Lo llamé de inmediato y Kenan dijo:
– Matt, gracias a Dios. No vayas a ninguna parte. Tengo a mi hermano en la otra línea. Estás en casa, ¿no? Bueno, quédate en la línea. Estaré contigo en un segundo. -Hubo un clic y un par de minutos después, tras otro clic, siguió hablando-. Está en camino. Va hacia tu hotel. Estará enfrente.
– ¿Qué le pasa?
– ¿A Petey? Nada, está muy bien. Te va a traer a Brighton Beach. Nadie tiene tiempo de andar jodiendo hoy con el metro.
– ¿Qué hay en Brighton Beach?
– Un montón de rusos -dijo-. ¿Cómo te lo explico? Uno de ellos acaba de llamar para decir que está pasando por dificultades comerciales similares a las que yo pasé.

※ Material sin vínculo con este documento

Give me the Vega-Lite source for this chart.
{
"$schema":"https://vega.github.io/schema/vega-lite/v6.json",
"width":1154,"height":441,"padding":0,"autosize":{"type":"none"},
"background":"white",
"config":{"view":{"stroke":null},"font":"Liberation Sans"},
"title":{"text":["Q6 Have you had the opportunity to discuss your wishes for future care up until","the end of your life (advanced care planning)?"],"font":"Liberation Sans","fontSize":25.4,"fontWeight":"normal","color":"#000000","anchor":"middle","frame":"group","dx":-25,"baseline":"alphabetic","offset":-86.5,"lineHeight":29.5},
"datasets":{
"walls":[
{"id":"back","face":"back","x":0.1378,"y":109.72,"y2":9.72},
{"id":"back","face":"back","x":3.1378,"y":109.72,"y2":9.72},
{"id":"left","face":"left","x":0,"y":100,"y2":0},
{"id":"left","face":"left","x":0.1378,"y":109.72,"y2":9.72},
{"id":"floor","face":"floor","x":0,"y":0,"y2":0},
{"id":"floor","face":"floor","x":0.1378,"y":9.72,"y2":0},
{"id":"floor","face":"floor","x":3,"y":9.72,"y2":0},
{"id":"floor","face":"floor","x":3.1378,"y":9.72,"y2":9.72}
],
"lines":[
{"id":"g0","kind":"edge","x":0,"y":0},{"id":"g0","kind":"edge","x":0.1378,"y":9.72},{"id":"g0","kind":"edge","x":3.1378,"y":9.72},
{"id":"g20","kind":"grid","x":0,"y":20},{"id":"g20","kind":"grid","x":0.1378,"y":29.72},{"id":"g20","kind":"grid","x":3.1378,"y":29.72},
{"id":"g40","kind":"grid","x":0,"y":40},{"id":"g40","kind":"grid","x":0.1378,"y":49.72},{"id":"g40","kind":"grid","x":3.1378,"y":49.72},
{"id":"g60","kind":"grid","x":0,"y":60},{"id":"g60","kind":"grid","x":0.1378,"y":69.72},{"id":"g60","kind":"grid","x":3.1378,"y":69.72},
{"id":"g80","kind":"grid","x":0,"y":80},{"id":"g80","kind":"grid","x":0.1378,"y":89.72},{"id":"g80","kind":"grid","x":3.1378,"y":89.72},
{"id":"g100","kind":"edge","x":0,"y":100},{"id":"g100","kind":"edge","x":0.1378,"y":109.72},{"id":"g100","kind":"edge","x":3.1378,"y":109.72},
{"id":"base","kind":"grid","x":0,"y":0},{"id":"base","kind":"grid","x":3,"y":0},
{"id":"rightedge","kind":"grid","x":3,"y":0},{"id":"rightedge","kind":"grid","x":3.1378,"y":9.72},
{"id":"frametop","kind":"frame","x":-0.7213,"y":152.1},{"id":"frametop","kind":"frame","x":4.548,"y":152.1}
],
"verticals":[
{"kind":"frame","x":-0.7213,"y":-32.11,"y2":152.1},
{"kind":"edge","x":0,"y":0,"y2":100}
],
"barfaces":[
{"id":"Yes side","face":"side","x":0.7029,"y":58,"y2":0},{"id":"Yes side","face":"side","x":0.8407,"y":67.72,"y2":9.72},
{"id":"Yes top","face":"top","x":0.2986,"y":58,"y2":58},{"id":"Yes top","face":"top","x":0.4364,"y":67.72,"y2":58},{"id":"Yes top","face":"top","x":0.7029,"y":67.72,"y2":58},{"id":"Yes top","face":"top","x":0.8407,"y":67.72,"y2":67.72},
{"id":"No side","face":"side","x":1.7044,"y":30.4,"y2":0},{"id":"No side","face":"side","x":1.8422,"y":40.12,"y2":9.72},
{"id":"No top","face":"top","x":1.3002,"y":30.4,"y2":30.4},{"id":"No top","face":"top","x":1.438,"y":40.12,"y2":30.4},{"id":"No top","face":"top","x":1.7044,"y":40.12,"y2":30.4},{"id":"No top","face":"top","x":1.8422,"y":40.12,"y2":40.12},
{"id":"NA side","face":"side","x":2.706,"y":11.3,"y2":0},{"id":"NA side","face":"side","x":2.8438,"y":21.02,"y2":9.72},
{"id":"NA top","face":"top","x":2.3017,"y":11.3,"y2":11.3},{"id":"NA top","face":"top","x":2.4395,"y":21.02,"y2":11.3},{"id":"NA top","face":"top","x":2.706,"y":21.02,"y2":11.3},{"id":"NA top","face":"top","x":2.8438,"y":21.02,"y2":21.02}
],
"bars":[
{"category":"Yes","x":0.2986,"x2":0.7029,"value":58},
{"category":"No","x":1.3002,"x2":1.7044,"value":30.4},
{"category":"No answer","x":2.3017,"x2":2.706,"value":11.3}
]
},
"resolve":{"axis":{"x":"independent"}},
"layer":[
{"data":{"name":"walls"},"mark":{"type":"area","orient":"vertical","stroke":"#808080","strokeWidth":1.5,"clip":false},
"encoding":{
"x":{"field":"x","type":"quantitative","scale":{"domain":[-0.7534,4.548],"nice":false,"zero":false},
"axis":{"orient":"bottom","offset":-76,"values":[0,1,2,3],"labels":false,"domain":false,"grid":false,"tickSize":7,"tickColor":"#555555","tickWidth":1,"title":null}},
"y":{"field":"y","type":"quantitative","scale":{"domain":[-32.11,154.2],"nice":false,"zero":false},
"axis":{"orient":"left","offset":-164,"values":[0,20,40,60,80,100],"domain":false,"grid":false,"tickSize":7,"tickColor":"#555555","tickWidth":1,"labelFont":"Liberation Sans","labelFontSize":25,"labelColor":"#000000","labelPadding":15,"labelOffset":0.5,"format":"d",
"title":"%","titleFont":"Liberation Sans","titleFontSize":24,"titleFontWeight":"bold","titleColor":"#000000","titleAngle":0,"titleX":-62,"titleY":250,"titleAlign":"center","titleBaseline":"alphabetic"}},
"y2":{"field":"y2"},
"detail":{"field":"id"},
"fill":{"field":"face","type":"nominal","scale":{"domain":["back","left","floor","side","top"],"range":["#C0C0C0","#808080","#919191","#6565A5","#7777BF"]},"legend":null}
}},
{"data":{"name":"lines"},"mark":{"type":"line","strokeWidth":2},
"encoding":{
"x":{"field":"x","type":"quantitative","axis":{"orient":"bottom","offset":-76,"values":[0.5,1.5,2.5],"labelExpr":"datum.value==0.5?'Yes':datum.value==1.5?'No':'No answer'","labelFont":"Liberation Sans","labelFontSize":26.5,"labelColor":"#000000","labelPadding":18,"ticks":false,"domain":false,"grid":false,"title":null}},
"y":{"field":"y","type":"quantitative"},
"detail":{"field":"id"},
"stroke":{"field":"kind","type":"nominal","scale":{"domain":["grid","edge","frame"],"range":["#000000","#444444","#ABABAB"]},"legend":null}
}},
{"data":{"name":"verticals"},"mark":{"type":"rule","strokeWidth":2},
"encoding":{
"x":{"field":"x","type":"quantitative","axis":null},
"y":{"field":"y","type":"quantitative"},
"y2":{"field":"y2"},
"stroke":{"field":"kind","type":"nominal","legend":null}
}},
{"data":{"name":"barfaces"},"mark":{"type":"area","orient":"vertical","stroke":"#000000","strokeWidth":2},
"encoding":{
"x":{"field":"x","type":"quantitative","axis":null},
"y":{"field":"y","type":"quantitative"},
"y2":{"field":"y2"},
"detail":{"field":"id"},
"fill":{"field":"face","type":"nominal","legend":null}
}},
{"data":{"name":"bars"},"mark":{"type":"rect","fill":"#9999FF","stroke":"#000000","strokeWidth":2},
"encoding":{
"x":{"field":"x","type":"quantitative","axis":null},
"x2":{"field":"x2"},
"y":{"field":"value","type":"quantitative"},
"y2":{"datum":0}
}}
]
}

Eso sólo podía significar una cosa, pero quise asegurarme.
– ¿Su esposa?
– Peor. Me tengo que ir. Nos encontramos allí.
18
A finales de septiembre Elaine y yo pasamos una tarde idílica en Brighton Beach. Fuimos en el metro Q hasta el final de la línea y paseamos por Brighton Beach Avenue, curioseando en los mercadillos de los artesanos, mirando escaparates y explorando luego las travesías con sus modestas casas de madera, caminando también por la red de calles secundarias, pequeños caminos, callejas, callejones y pasos. El grueso de la población estaba compuesto por judíos rusos, muchos de los cuales habían llegado hacía muy poco, de forma que el vecindario parecía muy extranjero, aunque seguía siendo esencialmente neoyorquino. Comimos en un restaurante georgiano y luego caminamos por la rambla de madera hasta Coney Island, observando a personas más audaces que nosotros mecerse en el océano. Después pasamos una hora en el Acuario y luego volvimos a casa.
Si ese día nos hubiéramos cruzado en la calle con Yuri Landau, no creo que lo hubiéramos mirado dos veces. Debía de sentirse cómodo allí, como alguna vez debió de sentirse en las calles de Kiev o de Odesa. Era un hombre corpulento, de ancho torso, con una cara que podría haber servido de modelo para un obrero idealizado en uno de aquellos murales de los días del realismo socialista. Una frente ancha, pómulos altos, planos faciales de ángulos afilados y una mandíbula prominente. Su cabello lacio era de color castaño; solía sacudir la cabeza para quitarse el pelo de la cara. Se acercaba a los cincuenta años y llevaba diez en los Estados Unidos. Había venido con su esposa y su niña de cuatro años, Ludmilla. En la Unión Soviética se dedicaba a una especie de comercio en el mercado negro, y en Brooklyn se volcó con facilidad en varias empresas marginales y, antes de que pasara mucho tiempo, estaba traficando con narcóticos. Le había ido bien, por supuesto, pues ése es un negocio en el que nadie pierde. Si no te matan ni te meten preso, generalmente te va bien.
Cuatro años antes le habían diagnosticado a su esposa un cáncer de ovarios, ya con metástasis. La quimioterapia le había prolongado la vida durante dos años y medio. Esperaba vivir lo suficiente para ver ingresar a su hija en el instituto, pero murió en el otoño. Ludmilla, que ahora se llamaba Lucía, ingresó en primavera y ahora cursaba el primer año en la academia Chichester, un pequeño colegio superior privado para niñas, situado en Brooklyn Heights. La cuota era alta, pero también lo eran las exigencias académicas, y Chichester tenía excelentes antecedentes en cuanto a ingresar a sus alumnas en las universidades de la Ivy League, así como en universidades femeninas tales como Bryn Mawr y Smith.